*Exercise description*: All lines from the beginning of the listing through the line with "ax.set_facecolor(fond)" are to be copied word for word; the pictures are not.
## Begin Dataset excerpt
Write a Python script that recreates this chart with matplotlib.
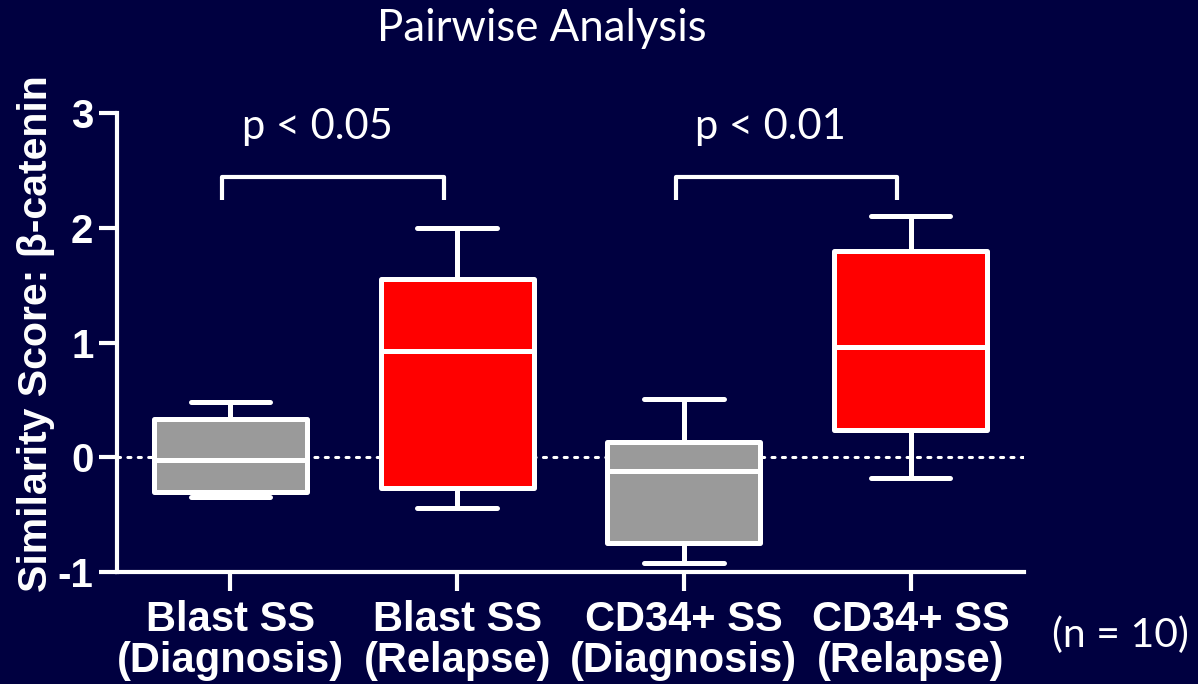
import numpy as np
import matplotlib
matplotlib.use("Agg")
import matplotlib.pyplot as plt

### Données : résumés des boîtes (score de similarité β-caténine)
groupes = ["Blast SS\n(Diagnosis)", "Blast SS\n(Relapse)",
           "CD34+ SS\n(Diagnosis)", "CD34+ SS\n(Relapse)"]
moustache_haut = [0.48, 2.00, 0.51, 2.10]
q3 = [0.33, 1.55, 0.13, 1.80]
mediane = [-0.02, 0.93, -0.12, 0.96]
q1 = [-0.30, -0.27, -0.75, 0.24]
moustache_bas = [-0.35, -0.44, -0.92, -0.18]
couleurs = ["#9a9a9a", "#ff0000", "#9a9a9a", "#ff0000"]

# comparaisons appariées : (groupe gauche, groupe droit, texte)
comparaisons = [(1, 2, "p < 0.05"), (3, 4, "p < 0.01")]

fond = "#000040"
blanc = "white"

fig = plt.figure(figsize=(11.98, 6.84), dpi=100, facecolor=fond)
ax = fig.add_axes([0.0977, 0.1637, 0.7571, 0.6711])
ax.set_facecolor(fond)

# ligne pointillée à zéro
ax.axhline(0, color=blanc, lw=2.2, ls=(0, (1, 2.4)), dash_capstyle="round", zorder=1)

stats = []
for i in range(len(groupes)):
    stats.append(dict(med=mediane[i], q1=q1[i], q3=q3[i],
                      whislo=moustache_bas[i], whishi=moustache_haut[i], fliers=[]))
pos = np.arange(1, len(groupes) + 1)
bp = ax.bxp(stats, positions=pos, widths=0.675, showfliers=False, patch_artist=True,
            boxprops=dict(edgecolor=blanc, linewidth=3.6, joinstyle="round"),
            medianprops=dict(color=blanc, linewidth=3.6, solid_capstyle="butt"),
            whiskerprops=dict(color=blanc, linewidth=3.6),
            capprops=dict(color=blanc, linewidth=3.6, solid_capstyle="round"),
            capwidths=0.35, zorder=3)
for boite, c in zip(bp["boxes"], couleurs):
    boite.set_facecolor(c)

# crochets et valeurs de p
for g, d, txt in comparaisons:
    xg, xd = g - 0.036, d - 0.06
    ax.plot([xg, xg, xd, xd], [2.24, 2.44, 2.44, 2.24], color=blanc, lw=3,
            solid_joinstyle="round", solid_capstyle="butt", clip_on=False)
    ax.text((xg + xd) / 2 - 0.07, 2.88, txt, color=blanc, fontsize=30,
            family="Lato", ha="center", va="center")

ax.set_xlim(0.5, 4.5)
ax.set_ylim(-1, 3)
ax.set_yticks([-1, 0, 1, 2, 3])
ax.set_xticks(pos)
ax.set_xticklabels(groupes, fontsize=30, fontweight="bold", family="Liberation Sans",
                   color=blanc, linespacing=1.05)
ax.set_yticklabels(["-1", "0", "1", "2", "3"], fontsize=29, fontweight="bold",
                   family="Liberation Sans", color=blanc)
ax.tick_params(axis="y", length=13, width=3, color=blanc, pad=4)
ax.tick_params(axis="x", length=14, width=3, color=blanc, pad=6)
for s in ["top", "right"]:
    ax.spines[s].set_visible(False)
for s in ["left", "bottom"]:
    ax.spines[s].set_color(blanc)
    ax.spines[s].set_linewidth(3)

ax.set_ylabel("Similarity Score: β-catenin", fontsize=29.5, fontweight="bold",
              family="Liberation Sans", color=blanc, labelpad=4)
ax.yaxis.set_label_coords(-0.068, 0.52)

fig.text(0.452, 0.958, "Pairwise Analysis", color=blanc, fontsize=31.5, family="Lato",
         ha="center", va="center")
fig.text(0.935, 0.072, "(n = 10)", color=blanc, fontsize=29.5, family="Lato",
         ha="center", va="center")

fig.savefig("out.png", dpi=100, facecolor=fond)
## End Dataset excerpt
*Answer to the exercise*:
Write a Python script that recreates this chart with matplotlib.
import numpy as np
import matplotlib
matplotlib.use("Agg")
import matplotlib.pyplot as plt

### Données : résumés des boîtes (score de similarité β-caténine)
groupes = ["Blast SS\n(Diagnosis)", "Blast SS\n(Relapse)",
           "CD34+ SS\n(Diagnosis)", "CD34+ SS\n(Relapse)"]
moustache_haut = [0.48, 2.00, 0.51, 2.10]
q3 = [0.33, 1.55, 0.13, 1.80]
mediane = [-0.02, 0.93, -0.12, 0.96]
q1 = [-0.30, -0.27, -0.75, 0.24]
moustache_bas = [-0.35, -0.44, -0.92, -0.18]
couleurs = ["#9a9a9a", "#ff0000", "#9a9a9a", "#ff0000"]

# comparaisons appariées : (groupe gauche, groupe droit, texte)
comparaisons = [(1, 2, "p < 0.05"), (3, 4, "p < 0.01")]

fond = "#000040"
blanc = "white"

fig = plt.figure(figsize=(11.98, 6.84), dpi=100, facecolor=fond)
ax = fig.add_axes([0.0977, 0.1637, 0.7571, 0.6711])
ax.set_facecolor(fond)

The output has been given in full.